If we remove all of the kitschy, shitty parts of Twin Peaks the show and combine it with Fire Walk With Me the movie, we’re left with something powerful that casts a long shadow on early entries in the Silent Hill series in the Survival Horror video game genre - all are stunningly-realized depictions of complete nightmare scenarios.
In Twin Peaks, these terror-bound properties cross the television-film divide with a high level of grace and consistency. But in stripping the ‘junk food’ segments out of the show we lose a lot of its personality and emotion. In trope reduction, Twin Peaks is made timeless and more accessible, but it also becomes stark and, frankly, more boring. It becomes excellent reference material but it ceases to be television.
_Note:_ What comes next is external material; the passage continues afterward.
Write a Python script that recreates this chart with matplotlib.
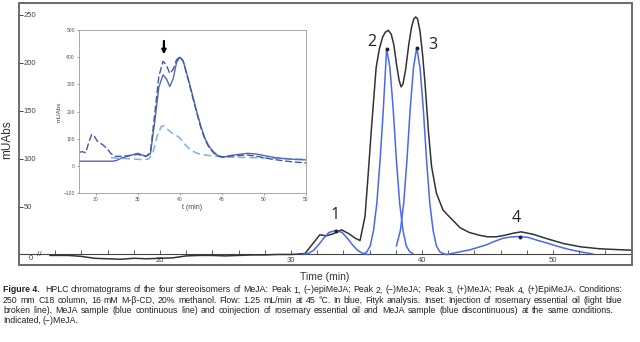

If we combine the TV/film Twin Peaks and leave all of the content intact, however, we end up with a fascinating composite work that demonstrates a key feature of most things that David Lynch gets credit for. It’s weird, it’s scary, it’s fun, it’s in-place, and it reaches into itself to perform Lynch’s plot mutation trick, identified above.
Here are some places where you can find the trick:
The actor that played BOB died of HIV-related complications in 1995, three years after the release of Fire Walk With Me. His role on Twin Peaks was not planned. In fact, the character was conceived completely off-the-cuff; the idea for the role was prompted by a fortunate mistake2.
This mistake resulted in an unforgettable and iconic character and perhaps the high point of the actor’s professional life.
Coming in three years after the movie, this death, though sad, cannot possibly be considered significant, eerie, or ‘oddly coincidental’, no - but it is near enough to true significance to serve as a metaphor for what the end of the series represents to me.